Research, led by Dr Joe da Costa from the School of Engineering’s chemical engineering division, has differed from other research in that it focuses on the start of the cycle rather than the more expensive end.

“Our process happens at the start, before the coal is even burnt, which reduces the cost of removing oxygen as well as making the capture of CO2 easier,” da Costa said.

The secret of the process rested in the technology of producing ceramic hollow fibres that were exceptional at removing oxygen from the air.

Da Costa said the fibres, which were less that 1mm in diameter, were woven in a novel process that combined nanotechnology and ceramic powder technology.

He said the next stage of the research would be to reduce the temperature at which the process happened, to make it cost effective on a large industrial scale.

“At the moment the process takes place at 800 degrees but we need to get it down to around 500 degrees to make it commercially viable,” he said.

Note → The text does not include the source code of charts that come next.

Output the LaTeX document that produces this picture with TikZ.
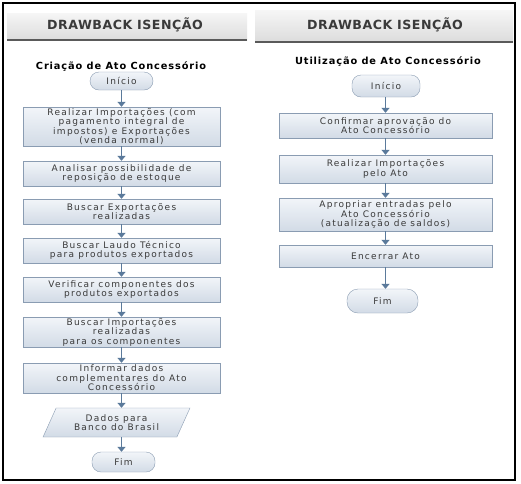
\documentclass[tikz,border=0pt]{standalone}
\usepackage{fontspec}
\usetikzlibrary{arrows.meta,shapes.geometric}
\newfontfamily\flowfont[LetterSpace=14]{DejaVu Sans}
\newfontfamily\headfont[LetterSpace=4]{DejaVu Sans}
\newfontfamily\titlefont[LetterSpace=9]{DejaVu Sans}

\definecolor{txt}{HTML}{3A3A3A}
\definecolor{boxline}{HTML}{8A9CB2}
\definecolor{boxtop}{HTML}{F2F5F9}
\definecolor{boxbot}{HTML}{D2DBE6}
\definecolor{arrowcol}{HTML}{5B7A9B}
\definecolor{headtop}{HTML}{F6F6F6}
\definecolor{headbot}{HTML}{DCDCDC}
\definecolor{headline}{HTML}{5A5A5A}

\tikzset{
	stepbox/.style={draw=boxline, top color=boxtop, bottom color=boxbot,
		minimum width=197pt, minimum height=25pt, align=center, inner sep=1pt,
		text=txt, font=\flowfont\fontsize{9}{9.5}\selectfont},
	wide/.style={minimum width=213pt},
	term/.style={stepbox, rounded corners=9pt, minimum width=63pt, minimum height=19pt},
	databox/.style={stepbox, trapezium, trapezium left angle=63, trapezium right angle=117,
		trapezium stretches=true, rounded corners=0pt, minimum width=147pt, minimum height=29pt},
	headtext/.style={text=txt, font=\headfont\bfseries\fontsize{12.6}{14}\selectfont},
	title/.style={text=black, font=\titlefont\bfseries\fontsize{9.8}{11}\selectfont},
	flow/.style={draw=arrowcol, line width=1.8pt, -{Triangle[width=8pt,length=5pt]}}
}

\begin{document}
\begin{tikzpicture}[x=1pt, y=-1pt]
	\useasboundingbox (0,0) rectangle (521,483);
	\fill[white] (0,0) rectangle (521,483);
	\draw[line width=1.3pt] (3,3) rectangle (515,480);

	% headers
	\fill[top color=headtop, bottom color=headbot] (7,13) rectangle (247,40);
	\draw[headline, line width=1.6pt] (7,40) -- (247,40);
	\fill[top color=headtop, bottom color=headbot] (255,10) rectangle (513,42);
	\draw[headline, line width=1.6pt] (255,42) -- (513,42);
	\node[headtext] (headL) at (125,25) {DRAWBACK ISENÇÃO};
	\node[headtext] (headR) at (385,25) {DRAWBACK ISENÇÃO};

	% left column
	\node[title] (titleL) at (121,67) {Criação de Ato Concessório};
	\node[term, minimum height=18pt] (iniL) at (121.5,81) {Início};
	\node[stepbox, minimum height=39pt] (l1) at (121.5,126.5) {Realizar Importações (com\\pagamento integral de\\impostos) e Exportações\\(venda normal)};
	\node[stepbox] (l2) at (121.5,173.5) {Analisar possibilidade de\\reposição de estoque};
	\node[stepbox] (l3) at (121.5,211.5) {Buscar Exportações\\realizadas};
	\node[stepbox] (l4) at (121.5,250.5) {Buscar Laudo Técnico\\para produtos exportados};
	\node[stepbox] (l5) at (121.5,289.5) {Verificar componentes dos\\produtos exportados};
	\node[stepbox, minimum height=30pt] (l6) at (121.5,332) {Buscar Importações\\realizadas\\para os componentes};
	\node[stepbox, minimum height=30pt] (l7) at (121.5,378) {Informar dados\\complementares do Ato\\Concessório};
	\node[databox] (bb) at (116.5,422.5) {Dados para\\Banco do Brasil};
	\node[term, minimum height=20pt] (fimL) at (123.5,462) {Fim};

	\draw[flow] (iniL) -- (l1);
	\draw[flow] (l1) -- (l2);
	\draw[flow] (l2) -- (l3);
	\draw[flow] (l3) -- (l4);
	\draw[flow] (l4) -- (l5);
	\draw[flow] (l5) -- (l6);
	\draw[flow] (l6) -- (l7);
	\draw[flow] (l7.south) -- (l7.south |- bb.north);
	\draw[flow] (l7.south |- bb.south) -- (l7.south |- fimL.north);

	% right column
	\node[title] (titleR) at (388,62) {Utilização de Ato Concessório};
	\node[term, minimum width=68pt, minimum height=22pt] (iniR) at (386,86) {Início};
	\node[stepbox, wide] (r1) at (385.5,125.5) {Confirmar aprovação do\\Ato Concessório};
	\node[stepbox, wide, minimum height=28pt] (r2) at (385.5,169) {Realizar Importações\\pelo Ato};
	\node[stepbox, wide, minimum height=33pt] (r3) at (385.5,214.5) {Apropriar entradas pelo\\Ato Concessório\\(atualização de saldos)};
	\node[stepbox, wide, minimum height=22pt] (r4) at (385.5,256) {Encerrar Ato};
	\node[term, minimum width=71pt, minimum height=24pt, rounded corners=11pt] (fimR) at (382.5,301) {Fim};

	\draw[flow] (iniR.south -| r1.north) -- (r1.north);
	\draw[flow] (r1) -- (r2);
	\draw[flow] (r2) -- (r3);
	\draw[flow] (r3) -- (r4);
	\draw[flow] (r4.south) -- (r4.south |- fimR.north);
\end{tikzpicture}
\end{document}
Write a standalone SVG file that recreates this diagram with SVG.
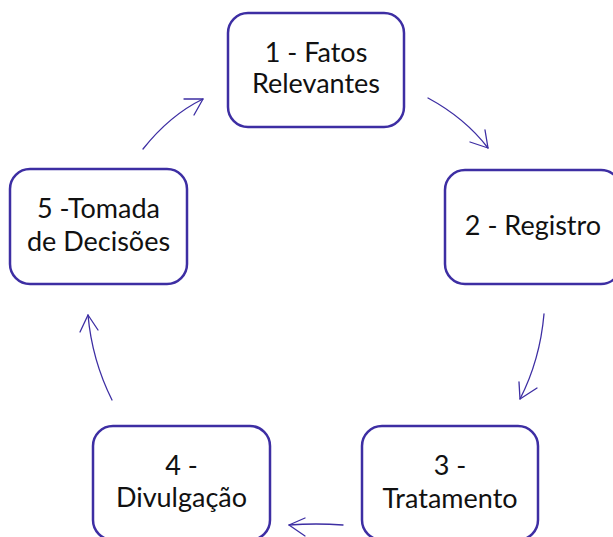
<svg xmlns="http://www.w3.org/2000/svg" width="613" height="537" viewBox="0 0 613 537">
<style>
.node rect{fill:#fff;stroke:#3d2ea3;stroke-width:2.5}
.node text{font-family:Lato,"Noto Sans",sans-serif;font-size:27px;fill:#111;text-anchor:middle}
.edge path{fill:none;stroke:#3d2ea3;stroke-width:1.3;stroke-linecap:round;stroke-linejoin:round}
</style>
<rect width="613" height="537" fill="#fff"/>
<g id="node1" class="node"><rect x="228" y="13" width="176" height="114" rx="20"/><text x="316" y="62">1 - Fatos</text><text x="316" y="93">Relevantes</text></g>
<g id="node2" class="node"><rect x="445" y="170" width="176" height="114" rx="20"/><text x="533" y="235">2 - Registro</text></g>
<g id="node3" class="node"><rect x="362" y="426" width="176" height="114" rx="20"/><text x="450" y="475">3 -</text><text x="450" y="508">Tratamento</text></g>
<g id="node4" class="node"><rect x="93" y="426" width="177" height="114" rx="20"/><text x="181.5" y="475">4 -</text><text x="181.5" y="507">Divulgação</text></g>
<g id="node5" class="node"><rect x="10" y="169" width="177" height="115" rx="20"/><text x="98.5" y="218">5 -Tomada</text><text x="98.5" y="251">de Decisões</text></g>
<g id="connectors" class="edge">
<path d="M428,98 Q465,118 488,148"/><path d="M470,142 L488,148 L485,130"/>
<path d="M544,314 Q540,360 520,399"/><path d="M537,388 L520,399 L519,382"/>
<path d="M343,525 Q316,523 289,525"/><path d="M305,518 L289,525 L305,536"/>
<path d="M112,400 Q92,360 88,315"/><path d="M80,332 L88,315 L98,330"/>
<path d="M143,149 Q170,115 203,99"/><path d="M184,99 L203,99 L194,115"/>
</g>
</svg>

“And this technology can not only be applied to coal power generation but other energy sources and processes as well, such as natural gas and coal gasification respectively.”

Da Costa said investment in clean coal technology was vital to make the best use of our finite resources.

“Our best estimates of oil and even natural gas is that they won't last till the end of the century,” he said.

“But coal reserves could last for up to 500 years, so research in this area is vital for future use.”

Da Costa said his research would be about five years away from being commercially applied in large industry.